Could you print every line from the first one of the records below through the line containing "cat_drop = [0, 0, 0, 0, 6, 0, 0, 0, 0, 0, 0]", with both included and nothing else?
+++ Material
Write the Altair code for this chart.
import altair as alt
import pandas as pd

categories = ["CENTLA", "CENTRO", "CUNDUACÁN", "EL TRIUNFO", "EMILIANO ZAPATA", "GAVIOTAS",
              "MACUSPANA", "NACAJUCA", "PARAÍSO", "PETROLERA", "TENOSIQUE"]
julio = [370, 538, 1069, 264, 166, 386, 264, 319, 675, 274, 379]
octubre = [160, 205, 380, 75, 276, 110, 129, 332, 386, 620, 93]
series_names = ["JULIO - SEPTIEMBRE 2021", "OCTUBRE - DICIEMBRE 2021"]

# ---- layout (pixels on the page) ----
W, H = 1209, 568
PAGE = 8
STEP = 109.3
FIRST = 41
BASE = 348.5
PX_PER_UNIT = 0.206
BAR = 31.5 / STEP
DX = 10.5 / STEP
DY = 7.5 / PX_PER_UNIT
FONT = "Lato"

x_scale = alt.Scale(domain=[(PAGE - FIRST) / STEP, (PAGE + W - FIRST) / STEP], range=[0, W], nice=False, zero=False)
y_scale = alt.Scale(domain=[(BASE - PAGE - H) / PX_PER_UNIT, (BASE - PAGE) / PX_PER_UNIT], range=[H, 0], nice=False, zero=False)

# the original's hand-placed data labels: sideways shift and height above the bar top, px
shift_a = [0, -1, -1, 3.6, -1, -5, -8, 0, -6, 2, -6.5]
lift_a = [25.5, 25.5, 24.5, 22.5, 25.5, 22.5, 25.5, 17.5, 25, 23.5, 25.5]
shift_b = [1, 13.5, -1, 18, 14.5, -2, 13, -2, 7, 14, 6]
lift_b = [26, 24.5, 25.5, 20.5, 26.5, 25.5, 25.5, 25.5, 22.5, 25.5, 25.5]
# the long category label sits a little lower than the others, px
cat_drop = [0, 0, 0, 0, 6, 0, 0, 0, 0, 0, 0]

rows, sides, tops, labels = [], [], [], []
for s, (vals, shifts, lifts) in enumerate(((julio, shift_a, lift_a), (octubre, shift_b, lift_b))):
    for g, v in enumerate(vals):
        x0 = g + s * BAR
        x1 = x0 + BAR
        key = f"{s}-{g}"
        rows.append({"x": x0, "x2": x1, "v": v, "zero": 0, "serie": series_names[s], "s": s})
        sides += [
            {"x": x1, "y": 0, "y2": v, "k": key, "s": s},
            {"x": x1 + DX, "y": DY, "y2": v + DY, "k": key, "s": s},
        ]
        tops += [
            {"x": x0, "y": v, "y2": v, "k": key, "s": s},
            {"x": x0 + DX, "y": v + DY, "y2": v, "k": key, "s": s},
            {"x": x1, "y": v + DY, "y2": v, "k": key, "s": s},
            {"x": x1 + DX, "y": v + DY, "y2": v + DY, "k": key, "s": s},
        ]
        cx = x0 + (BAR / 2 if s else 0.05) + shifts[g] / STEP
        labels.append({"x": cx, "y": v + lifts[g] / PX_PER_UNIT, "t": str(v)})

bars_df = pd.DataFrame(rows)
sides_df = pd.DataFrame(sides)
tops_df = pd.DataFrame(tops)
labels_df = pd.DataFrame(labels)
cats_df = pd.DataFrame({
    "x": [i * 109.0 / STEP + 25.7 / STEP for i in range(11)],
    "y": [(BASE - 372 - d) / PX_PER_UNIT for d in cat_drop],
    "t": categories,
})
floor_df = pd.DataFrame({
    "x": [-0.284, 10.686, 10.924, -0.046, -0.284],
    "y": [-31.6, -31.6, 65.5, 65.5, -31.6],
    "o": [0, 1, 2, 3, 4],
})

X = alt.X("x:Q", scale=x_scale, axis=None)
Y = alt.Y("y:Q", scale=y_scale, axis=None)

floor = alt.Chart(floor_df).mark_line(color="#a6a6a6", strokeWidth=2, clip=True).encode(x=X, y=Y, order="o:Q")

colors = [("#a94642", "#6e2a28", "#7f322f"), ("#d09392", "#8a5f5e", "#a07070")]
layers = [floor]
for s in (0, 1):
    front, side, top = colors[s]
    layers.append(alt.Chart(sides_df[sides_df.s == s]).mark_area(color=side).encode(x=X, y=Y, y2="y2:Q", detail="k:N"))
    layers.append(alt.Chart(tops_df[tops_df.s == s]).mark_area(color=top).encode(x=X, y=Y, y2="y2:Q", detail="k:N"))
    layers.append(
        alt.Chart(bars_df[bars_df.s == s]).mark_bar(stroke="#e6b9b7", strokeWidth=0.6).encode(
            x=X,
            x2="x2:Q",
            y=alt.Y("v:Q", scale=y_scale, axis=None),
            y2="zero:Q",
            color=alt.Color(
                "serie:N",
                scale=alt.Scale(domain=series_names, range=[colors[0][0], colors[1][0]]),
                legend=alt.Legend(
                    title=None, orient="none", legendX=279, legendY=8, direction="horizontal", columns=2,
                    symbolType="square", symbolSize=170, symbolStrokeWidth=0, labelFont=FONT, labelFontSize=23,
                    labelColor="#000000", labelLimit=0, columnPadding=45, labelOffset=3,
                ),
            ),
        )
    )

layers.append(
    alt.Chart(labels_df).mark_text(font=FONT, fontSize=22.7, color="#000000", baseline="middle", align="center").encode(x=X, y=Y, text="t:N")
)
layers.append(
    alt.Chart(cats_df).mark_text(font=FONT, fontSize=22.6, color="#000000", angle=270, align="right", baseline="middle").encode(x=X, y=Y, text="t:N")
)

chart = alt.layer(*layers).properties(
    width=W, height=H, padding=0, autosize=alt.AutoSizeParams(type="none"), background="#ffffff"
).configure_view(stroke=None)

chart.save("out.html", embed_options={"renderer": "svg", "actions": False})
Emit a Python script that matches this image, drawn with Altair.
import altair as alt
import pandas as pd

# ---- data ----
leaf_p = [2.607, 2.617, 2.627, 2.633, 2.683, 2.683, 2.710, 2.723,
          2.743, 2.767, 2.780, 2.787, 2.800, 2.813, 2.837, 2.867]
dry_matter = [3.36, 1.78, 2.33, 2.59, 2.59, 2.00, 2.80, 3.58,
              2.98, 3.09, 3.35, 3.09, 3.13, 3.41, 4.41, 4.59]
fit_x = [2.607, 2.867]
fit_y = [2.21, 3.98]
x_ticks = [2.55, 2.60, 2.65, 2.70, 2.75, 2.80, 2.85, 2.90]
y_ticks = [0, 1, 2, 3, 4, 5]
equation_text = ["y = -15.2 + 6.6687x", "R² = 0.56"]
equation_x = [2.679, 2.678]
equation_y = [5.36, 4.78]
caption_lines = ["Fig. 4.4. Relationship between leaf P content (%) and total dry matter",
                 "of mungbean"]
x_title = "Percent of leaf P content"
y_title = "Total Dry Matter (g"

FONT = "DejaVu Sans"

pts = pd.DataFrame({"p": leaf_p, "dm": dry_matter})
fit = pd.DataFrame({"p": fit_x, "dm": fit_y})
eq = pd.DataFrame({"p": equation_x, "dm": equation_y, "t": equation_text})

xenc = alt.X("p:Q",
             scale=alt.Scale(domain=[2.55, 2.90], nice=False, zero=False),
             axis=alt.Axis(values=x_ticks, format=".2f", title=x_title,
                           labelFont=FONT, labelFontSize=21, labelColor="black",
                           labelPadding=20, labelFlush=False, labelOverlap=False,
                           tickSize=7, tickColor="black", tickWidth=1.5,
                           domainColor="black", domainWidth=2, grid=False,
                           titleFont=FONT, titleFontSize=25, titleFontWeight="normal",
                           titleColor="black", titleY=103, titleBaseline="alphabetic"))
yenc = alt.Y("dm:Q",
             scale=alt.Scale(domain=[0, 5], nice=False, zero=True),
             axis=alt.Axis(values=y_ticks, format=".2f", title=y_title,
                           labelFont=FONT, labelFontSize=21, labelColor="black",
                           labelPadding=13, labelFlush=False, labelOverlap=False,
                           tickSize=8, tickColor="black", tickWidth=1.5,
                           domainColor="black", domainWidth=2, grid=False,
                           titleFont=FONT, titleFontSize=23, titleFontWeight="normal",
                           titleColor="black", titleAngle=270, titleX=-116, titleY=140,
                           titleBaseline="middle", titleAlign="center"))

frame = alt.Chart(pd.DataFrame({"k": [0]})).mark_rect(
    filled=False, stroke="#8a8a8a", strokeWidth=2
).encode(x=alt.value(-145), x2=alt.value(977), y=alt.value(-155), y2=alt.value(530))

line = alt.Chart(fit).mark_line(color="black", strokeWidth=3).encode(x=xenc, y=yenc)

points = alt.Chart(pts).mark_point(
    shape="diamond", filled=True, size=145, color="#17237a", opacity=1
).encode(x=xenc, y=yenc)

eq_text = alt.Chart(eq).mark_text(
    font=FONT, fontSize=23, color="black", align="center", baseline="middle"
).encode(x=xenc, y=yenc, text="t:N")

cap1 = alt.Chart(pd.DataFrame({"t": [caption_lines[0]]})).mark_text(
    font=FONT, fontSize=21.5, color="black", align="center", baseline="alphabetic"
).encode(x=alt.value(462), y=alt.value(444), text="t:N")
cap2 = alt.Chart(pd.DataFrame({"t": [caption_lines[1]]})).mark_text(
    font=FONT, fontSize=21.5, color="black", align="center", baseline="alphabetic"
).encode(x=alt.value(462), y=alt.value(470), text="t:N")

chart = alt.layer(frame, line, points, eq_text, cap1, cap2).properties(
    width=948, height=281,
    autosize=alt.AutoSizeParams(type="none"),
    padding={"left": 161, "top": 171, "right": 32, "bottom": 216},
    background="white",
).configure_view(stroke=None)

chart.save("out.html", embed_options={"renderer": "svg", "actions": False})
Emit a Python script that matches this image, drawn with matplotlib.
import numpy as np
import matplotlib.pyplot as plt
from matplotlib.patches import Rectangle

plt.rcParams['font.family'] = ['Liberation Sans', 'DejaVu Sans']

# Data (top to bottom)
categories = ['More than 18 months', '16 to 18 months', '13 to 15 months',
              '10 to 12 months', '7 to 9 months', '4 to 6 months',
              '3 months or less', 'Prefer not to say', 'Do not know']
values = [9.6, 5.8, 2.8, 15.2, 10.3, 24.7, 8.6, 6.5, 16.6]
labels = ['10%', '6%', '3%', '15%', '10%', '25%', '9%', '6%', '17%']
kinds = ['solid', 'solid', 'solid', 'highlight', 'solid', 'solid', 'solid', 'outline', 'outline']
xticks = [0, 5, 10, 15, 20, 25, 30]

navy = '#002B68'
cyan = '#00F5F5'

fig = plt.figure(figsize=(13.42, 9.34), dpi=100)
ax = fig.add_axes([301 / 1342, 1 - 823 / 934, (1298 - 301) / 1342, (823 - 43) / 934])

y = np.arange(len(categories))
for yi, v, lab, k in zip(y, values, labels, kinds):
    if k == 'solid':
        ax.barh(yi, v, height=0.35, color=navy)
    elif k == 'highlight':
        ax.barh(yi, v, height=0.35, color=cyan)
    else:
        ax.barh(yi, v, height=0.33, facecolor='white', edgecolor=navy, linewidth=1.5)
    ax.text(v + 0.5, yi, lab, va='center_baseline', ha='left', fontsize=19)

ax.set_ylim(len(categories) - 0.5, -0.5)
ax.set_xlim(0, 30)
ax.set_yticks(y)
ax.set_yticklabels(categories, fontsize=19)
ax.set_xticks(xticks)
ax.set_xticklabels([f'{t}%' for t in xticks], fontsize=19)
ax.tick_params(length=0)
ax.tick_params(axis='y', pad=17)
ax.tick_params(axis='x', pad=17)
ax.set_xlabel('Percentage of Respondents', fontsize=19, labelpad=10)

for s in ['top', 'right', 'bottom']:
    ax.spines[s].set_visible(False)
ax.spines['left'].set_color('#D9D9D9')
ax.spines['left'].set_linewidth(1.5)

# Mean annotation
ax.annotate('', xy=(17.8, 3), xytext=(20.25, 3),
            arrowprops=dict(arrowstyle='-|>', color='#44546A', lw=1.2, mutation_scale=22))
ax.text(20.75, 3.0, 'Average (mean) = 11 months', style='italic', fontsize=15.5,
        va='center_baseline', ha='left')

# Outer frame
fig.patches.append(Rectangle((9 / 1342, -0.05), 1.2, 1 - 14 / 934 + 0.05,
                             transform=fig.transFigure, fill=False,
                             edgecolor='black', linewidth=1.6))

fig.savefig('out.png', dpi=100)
++++++
_Solution for this problem:_
Write the Altair code for this chart.
import altair as alt
import pandas as pd

categories = ["CENTLA", "CENTRO", "CUNDUACÁN", "EL TRIUNFO", "EMILIANO ZAPATA", "GAVIOTAS",
              "MACUSPANA", "NACAJUCA", "PARAÍSO", "PETROLERA", "TENOSIQUE"]
julio = [370, 538, 1069, 264, 166, 386, 264, 319, 675, 274, 379]
octubre = [160, 205, 380, 75, 276, 110, 129, 332, 386, 620, 93]
series_names = ["JULIO - SEPTIEMBRE 2021", "OCTUBRE - DICIEMBRE 2021"]

# ---- layout (pixels on the page) ----
W, H = 1209, 568
PAGE = 8
STEP = 109.3
FIRST = 41
BASE = 348.5
PX_PER_UNIT = 0.206
BAR = 31.5 / STEP
DX = 10.5 / STEP
DY = 7.5 / PX_PER_UNIT
FONT = "Lato"

x_scale = alt.Scale(domain=[(PAGE - FIRST) / STEP, (PAGE + W - FIRST) / STEP], range=[0, W], nice=False, zero=False)
y_scale = alt.Scale(domain=[(BASE - PAGE - H) / PX_PER_UNIT, (BASE - PAGE) / PX_PER_UNIT], range=[H, 0], nice=False, zero=False)

# the original's hand-placed data labels: sideways shift and height above the bar top, px
shift_a = [0, -1, -1, 3.6, -1, -5, -8, 0, -6, 2, -6.5]
lift_a = [25.5, 25.5, 24.5, 22.5, 25.5, 22.5, 25.5, 17.5, 25, 23.5, 25.5]
shift_b = [1, 13.5, -1, 18, 14.5, -2, 13, -2, 7, 14, 6]
lift_b = [26, 24.5, 25.5, 20.5, 26.5, 25.5, 25.5, 25.5, 22.5, 25.5, 25.5]
# the long category label sits a little lower than the others, px
cat_drop = [0, 0, 0, 0, 6, 0, 0, 0, 0, 0, 0]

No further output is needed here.